George Best of course ultimately fell victim to his fatal attraction to booze and died an early and tragic death following the raising of hopes after a liver transplant. George was unable to leave the drink alone even after such a very final warning, and his demise followed as night follows day. There was a time when he had it all, of course – but it’s tempting to believe he might have wished to trade some of those trappings and achievements for a few more healthy years on the planet. Famously, a hotel employee once walked in to witness George surrounded by champagne bottles in his luxury suite, happily relaxing in bed with at least two Miss Worlds and the humble functionary sighed, without any apparent sense of irony, “George, George – where did it all go wrong?” It was funny at the time, as was Best’s quote when asked what he did with his money. “I spent loads on wine, women and song – but quite easy on the song – and the rest I just squandered,” he replied. Again, it’s pithy – but the humour shrivels away to nothing when you remember how he ended up in an early grave.

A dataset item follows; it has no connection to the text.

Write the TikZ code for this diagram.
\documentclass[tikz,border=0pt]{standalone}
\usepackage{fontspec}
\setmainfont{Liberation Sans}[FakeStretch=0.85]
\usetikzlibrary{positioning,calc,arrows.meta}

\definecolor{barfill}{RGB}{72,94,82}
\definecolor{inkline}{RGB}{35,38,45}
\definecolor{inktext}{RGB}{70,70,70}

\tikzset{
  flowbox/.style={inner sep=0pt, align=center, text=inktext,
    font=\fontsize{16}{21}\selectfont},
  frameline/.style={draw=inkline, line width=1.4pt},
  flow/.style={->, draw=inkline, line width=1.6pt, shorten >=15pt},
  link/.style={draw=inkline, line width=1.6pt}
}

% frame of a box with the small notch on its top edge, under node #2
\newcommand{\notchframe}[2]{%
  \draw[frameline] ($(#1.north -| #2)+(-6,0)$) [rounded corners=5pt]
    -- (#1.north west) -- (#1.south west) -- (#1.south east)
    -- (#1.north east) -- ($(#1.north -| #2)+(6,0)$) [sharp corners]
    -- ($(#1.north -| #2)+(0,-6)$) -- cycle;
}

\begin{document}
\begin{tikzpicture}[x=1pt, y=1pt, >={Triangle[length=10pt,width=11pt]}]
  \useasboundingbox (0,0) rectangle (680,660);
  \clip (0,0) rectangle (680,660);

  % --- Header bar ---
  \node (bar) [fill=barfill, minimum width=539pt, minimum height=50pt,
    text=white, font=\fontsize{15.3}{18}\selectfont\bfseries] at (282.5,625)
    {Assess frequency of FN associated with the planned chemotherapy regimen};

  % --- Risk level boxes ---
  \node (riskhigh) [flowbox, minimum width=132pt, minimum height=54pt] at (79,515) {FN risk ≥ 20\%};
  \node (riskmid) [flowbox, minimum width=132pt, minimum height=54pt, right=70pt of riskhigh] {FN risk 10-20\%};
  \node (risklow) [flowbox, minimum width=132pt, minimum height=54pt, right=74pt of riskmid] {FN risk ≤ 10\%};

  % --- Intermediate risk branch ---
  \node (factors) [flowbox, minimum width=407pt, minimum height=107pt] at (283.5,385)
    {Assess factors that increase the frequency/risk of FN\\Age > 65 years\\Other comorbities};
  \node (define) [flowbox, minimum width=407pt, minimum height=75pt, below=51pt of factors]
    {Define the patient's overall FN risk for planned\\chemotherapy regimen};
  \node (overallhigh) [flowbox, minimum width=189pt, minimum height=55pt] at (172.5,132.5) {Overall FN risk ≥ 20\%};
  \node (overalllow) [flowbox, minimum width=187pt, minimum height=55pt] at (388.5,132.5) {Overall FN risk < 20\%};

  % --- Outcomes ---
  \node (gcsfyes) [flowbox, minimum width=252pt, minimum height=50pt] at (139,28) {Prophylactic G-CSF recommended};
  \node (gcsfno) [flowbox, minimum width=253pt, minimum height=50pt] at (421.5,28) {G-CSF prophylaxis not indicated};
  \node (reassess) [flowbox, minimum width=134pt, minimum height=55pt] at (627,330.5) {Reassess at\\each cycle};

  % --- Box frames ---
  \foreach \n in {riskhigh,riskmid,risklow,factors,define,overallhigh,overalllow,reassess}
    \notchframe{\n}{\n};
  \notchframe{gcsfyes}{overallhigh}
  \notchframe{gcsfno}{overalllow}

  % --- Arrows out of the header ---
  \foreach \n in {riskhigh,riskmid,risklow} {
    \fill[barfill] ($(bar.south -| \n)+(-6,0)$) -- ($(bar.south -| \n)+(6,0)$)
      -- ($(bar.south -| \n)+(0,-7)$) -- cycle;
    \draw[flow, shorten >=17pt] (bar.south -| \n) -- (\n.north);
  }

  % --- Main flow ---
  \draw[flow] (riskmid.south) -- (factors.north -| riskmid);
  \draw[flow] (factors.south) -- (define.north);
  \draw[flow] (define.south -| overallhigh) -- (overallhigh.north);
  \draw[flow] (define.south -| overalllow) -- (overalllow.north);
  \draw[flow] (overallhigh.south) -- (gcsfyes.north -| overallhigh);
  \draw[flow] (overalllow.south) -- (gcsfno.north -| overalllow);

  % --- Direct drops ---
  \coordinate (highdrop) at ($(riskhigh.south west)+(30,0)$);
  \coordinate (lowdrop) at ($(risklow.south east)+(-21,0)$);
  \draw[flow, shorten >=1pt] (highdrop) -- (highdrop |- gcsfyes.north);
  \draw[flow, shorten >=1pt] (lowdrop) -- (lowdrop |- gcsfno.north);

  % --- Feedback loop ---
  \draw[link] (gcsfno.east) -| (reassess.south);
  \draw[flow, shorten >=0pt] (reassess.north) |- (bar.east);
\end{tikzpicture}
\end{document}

Is Gazza inevitably headed for a tragically similar fate? His health has been a matter of public concern for some time now, and again he seems totally unable to leave the booze alone despite repeated warnings that he’s drinking his health and possibly his life away. It’s not too difficult to pinpoint the start of Gazza’s descent – rewind back to the FA Cup Final of 1991, Spurs v Forest. A pumped-up Gascoigne had already perpetrated an ugly, early, chest-high foul on Garry Parker of Forest – a challenge which went unpunished by referee Roger Milford, but which could so easily have been a red card. Then, still high as a kite on Cup Final adrenalin, Gazza scythed down Gary Charles to concede a free-kick on the edge of the area. Forest actuallly took the lead from the resultant free-kick as Stuart Pearce hammered home – but the price for Gascoigne was even higher. He had ruptured knee ligaments in fouling Charles, and had to leave the field on a stretcher.

To many minds, he was never quite the same player again, even though his subsequent career still hit some major heights. Who knows what difference an early red card for the first foul might have made? Gazza would have avoided that calamitous injury and perhaps come much closer to fulfilling his outstanding potential – and maybe his life post-football would have been less of a horror show. No blame attaches to Roger Milford for his evident misjudgement – referees have no insight into the future.

Since his retirement, Gazza’s life has been a catalogue of calamity, culminating in this latest arrest and charge of alcohol-fuelled misconduct. That he is still drinking is a worrying signpost to the fate suffered by George Best, and if he fails to conquer this demon, it is difficult to see a bright future for the Clown Prince of the 80’s and 90’s. Daft as a brush, Bobby Robson called him, and there’s little reason to dispute that. But surely someone needs to take Gazza in hand and steer him away from a fate that Bestie could eloquently warn him all about, if only he were alive to do so. Someone, somewhere, has to make sure that history doesn’t repeat itself. Someone has to save Gazza from himself.